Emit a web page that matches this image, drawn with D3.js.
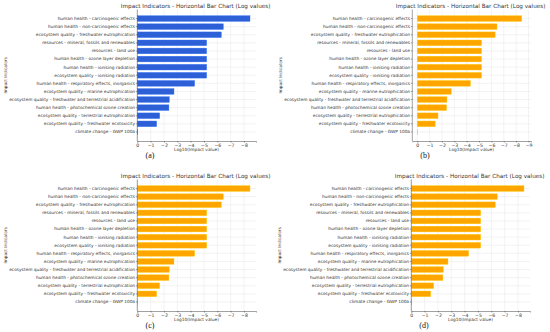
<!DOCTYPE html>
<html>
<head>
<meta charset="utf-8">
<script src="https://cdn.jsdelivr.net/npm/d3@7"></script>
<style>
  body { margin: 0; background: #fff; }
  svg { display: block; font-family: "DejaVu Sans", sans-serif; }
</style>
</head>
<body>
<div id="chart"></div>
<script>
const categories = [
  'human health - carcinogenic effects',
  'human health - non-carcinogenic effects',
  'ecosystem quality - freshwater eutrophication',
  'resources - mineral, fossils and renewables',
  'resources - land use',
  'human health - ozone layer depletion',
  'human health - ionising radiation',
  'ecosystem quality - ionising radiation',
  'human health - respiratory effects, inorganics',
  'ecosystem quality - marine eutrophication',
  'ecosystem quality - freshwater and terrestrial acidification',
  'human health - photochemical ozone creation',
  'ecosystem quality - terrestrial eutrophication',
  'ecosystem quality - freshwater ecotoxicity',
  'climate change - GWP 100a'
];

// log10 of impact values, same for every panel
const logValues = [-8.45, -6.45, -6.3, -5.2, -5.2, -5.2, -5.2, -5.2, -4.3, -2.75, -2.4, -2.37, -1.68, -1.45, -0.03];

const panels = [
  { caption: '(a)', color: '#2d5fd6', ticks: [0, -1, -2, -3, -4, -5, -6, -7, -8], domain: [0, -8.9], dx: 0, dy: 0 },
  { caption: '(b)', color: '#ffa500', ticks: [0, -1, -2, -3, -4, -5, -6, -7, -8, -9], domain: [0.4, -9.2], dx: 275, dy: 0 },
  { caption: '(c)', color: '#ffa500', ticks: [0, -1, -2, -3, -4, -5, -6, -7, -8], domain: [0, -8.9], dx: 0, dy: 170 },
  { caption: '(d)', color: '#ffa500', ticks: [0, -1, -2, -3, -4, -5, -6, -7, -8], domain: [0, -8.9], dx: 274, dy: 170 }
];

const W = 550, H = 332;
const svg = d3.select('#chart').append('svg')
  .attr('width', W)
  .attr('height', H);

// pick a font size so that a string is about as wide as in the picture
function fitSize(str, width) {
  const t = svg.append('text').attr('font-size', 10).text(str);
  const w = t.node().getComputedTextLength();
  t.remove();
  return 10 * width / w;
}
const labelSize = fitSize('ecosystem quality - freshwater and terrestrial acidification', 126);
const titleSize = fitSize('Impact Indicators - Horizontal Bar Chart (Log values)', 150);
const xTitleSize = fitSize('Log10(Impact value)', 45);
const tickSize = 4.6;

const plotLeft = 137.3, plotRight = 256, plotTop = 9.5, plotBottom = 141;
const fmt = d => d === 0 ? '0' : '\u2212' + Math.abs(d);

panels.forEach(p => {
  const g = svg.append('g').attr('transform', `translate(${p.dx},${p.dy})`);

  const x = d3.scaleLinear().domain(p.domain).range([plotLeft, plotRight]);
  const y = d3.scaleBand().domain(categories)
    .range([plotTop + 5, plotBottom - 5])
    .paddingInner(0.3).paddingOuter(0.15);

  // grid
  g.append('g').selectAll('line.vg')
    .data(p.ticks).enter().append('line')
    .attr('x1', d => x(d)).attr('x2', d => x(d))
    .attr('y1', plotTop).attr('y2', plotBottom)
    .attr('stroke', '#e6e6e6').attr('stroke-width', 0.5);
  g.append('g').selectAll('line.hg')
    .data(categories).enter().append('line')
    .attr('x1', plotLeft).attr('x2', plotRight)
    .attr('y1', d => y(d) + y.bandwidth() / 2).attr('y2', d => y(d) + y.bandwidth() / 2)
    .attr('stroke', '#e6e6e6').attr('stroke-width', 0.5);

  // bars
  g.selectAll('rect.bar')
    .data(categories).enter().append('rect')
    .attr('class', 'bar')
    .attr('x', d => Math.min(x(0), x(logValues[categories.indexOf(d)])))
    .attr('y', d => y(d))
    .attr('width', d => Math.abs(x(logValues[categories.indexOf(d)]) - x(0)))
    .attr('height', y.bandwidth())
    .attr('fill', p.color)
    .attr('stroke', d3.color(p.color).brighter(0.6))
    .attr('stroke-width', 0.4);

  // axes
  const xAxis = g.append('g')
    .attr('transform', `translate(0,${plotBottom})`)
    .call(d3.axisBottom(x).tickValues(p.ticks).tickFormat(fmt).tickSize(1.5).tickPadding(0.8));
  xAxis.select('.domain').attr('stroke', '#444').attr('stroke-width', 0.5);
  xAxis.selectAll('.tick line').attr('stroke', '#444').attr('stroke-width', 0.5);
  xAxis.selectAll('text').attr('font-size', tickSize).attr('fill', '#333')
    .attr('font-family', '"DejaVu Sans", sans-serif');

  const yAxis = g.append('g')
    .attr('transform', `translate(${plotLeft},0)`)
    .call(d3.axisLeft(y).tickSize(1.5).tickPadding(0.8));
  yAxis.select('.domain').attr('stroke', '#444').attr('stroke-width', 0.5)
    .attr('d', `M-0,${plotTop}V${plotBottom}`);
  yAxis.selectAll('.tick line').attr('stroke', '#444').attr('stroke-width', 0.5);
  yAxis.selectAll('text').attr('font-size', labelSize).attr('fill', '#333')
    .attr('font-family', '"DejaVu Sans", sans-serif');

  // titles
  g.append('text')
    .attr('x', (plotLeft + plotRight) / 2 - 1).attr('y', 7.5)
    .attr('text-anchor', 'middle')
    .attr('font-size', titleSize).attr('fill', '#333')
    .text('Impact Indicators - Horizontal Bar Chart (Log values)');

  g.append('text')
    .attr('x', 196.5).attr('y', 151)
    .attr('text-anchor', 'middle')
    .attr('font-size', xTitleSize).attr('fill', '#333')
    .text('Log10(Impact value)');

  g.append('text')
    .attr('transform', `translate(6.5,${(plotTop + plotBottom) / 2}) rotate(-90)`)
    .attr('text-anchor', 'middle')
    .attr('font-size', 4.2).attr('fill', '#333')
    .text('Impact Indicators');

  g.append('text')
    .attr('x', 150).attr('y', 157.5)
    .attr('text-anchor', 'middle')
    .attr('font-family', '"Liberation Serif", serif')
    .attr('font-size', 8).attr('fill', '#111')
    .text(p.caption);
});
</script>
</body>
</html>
..............................
§ DESCRIPTION OF THE TASK:
Print the data above verbatim from the first line through the line holding "-1.68, -1.45, -0.03];", leaving every picture out.

§ SOLUTION:
Emit a web page that matches this image, drawn with D3.js.
<!DOCTYPE html>
<html>
<head>
<meta charset="utf-8">
<script src="https://cdn.jsdelivr.net/npm/d3@7"></script>
<style>
  body { margin: 0; background: #fff; }
  svg { display: block; font-family: "DejaVu Sans", sans-serif; }
</style>
</head>
<body>
<div id="chart"></div>
<script>
const categories = [
  'human health - carcinogenic effects',
  'human health - non-carcinogenic effects',
  'ecosystem quality - freshwater eutrophication',
  'resources - mineral, fossils and renewables',
  'resources - land use',
  'human health - ozone layer depletion',
  'human health - ionising radiation',
  'ecosystem quality - ionising radiation',
  'human health - respiratory effects, inorganics',
  'ecosystem quality - marine eutrophication',
  'ecosystem quality - freshwater and terrestrial acidification',
  'human health - photochemical ozone creation',
  'ecosystem quality - terrestrial eutrophication',
  'ecosystem quality - freshwater ecotoxicity',
  'climate change - GWP 100a'
];

// log10 of impact values, same for every panel
const logValues = [-8.45, -6.45, -6.3, -5.2, -5.2, -5.2, -5.2, -5.2, -4.3, -2.75, -2.4, -2.37, -1.68, -1.45, -0.03];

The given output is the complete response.